Last Updated on January 26, 2022
I’m seeing more and more Facebook clickbait in my newsfeed these days. So I finally decided to start taking action to stop it.
Before I get too heavy into my rant about all the Facebook clickbait these days, I think we should discuss an important point.
Many people don’t know what “clickbait” really means.
I gave an example years ago that you’ve surely seen in your newsfeed. The advertiser grabs a photo of a popular celebrity. It then adds a headline like, “30 Celebrities You Didn’t Know had Died.”
You’ll find examples with plenty of celebrities. The one I saw most recently chose a photo of Michael J. Fox, the star of Family Ties and the Back to the Future franchise, among others.
Since I work in news, I felt confident that if Fox had died, I’d have seen something on that. I might know it before most of Fox’s fans, in fact.
The reason you can legitimately call this clickbait is that it promises something that obviously isn’t true. You click to find out how the celebrity in question died. You typically have to scroll through so many ads or such a long slideshow — loaded with ads — that your browser begins to buckle under the strain.
And when you get to the end, you feel cheated because the promise made that prompted you to click ends up being unfulfilled.
That’s clickbait.
Many people don’t know clickbait when they see it.
People accuse news outlets of clickbait all the time. Almost all of the time, what readers think is clickbait isn’t.
Suppose a news outlet posts a story about one gas station offering $1-per-gallon gasoline. You click the story and find that the gas station is 1,000 miles away and that it’s a one-day sale.
Is that clickbait? It might be if the post claimed it was a local gas station. Otherwise, though, if what’s in the post is accurate, that’s not clickbait. That’s simply clever promotion.
Social media platforms want their readers to stay on their platform. We all know that. But people who own websites — whether amateur bloggers or professional businesses — need you to click through to their actual websites.
Honest posts that leave out just enough information to make you click is what they have to do.
Think of your favorite grocery store. You receive ads online or in the paper advertising sales. As soon as you arrive, you see those big posters on the windows promoting a sale.
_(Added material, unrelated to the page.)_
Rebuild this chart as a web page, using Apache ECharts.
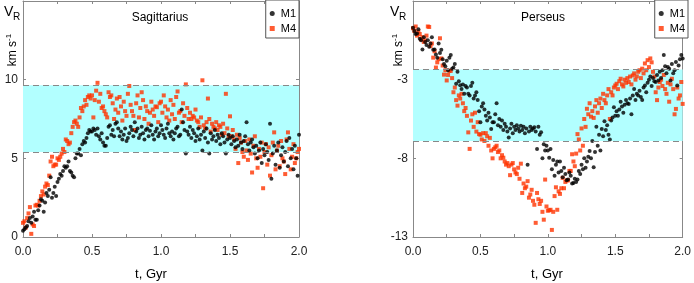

Some of us might only go for certain sale items.
If we go and they have the item we want at the price they advertised, we wouldn’t complain.
If we go and they don’t, we’d accuse them of dishonesty, false advertising, and probably a few other things.
There’s nothing wrong with promotion. There’s nothing wrong with using sale prices to lure people inside your store.
That’s just simple business.
It’s important to keep the difference in mind.
I’ve had more than enough of Facebook clickbait.
The most recent one — and I’ve seen this one take many forms — offers some clever life hack or explains some product’s design whose function you never realized. You click through to the website because you’re interested in that clever photo.
You click and click and click through a slideshow. Or you scroll a distance that feels longer than the length of a CVS receipt.
The item in the photo doesn’t appear at all. The article doesn’t even mention it.
If your browser doesn’t hang from all of the ad loading, you get all the way to the end of it and realize they deceive you.
It happens too often.
So now I have a new strategy. The first thing I do when I see a post like that is check the comments. More and more people equally frustrated often post comments complaining that the article doesn’t mention what’s in the post. Others will state how many pages — almost always, it’s more than 15 — you have to click through to get to the information they teased. (Sometimes, they’ll even post that very information to save everyone else from having to do so.)
If I see that, I hover over the three dots to the upper right of that post. I select “Report Ad.” When Facebook gives me the option, I click “Misleading or scam.”
Recently, a commenter told me she reports ads she doesn’t like as being sexually inappropriate. If there’s nothing sexual, I wouldn’t do that; Facebook might penalize you for abusing its reporting system. (They’re Facebook; they can do that.)
On the other hand, a post that advertises something the advertiser blatantly doesn’t deliver is certainly misleading.
But I go a step further. Once I report it, I then click “Hide all posts from this advertiser.” Essentially, I tell Facebook to block them.
Fool me once, shame on you. You won’t get the chance to fool me twice.
My husband and I both despise clickbait, and it’s bad enough to have it on FaceBook, but it is on YouTube as well, which just cinches how much we’ll go through to avoid it as much as possible.
Annoying does not come close to describing it.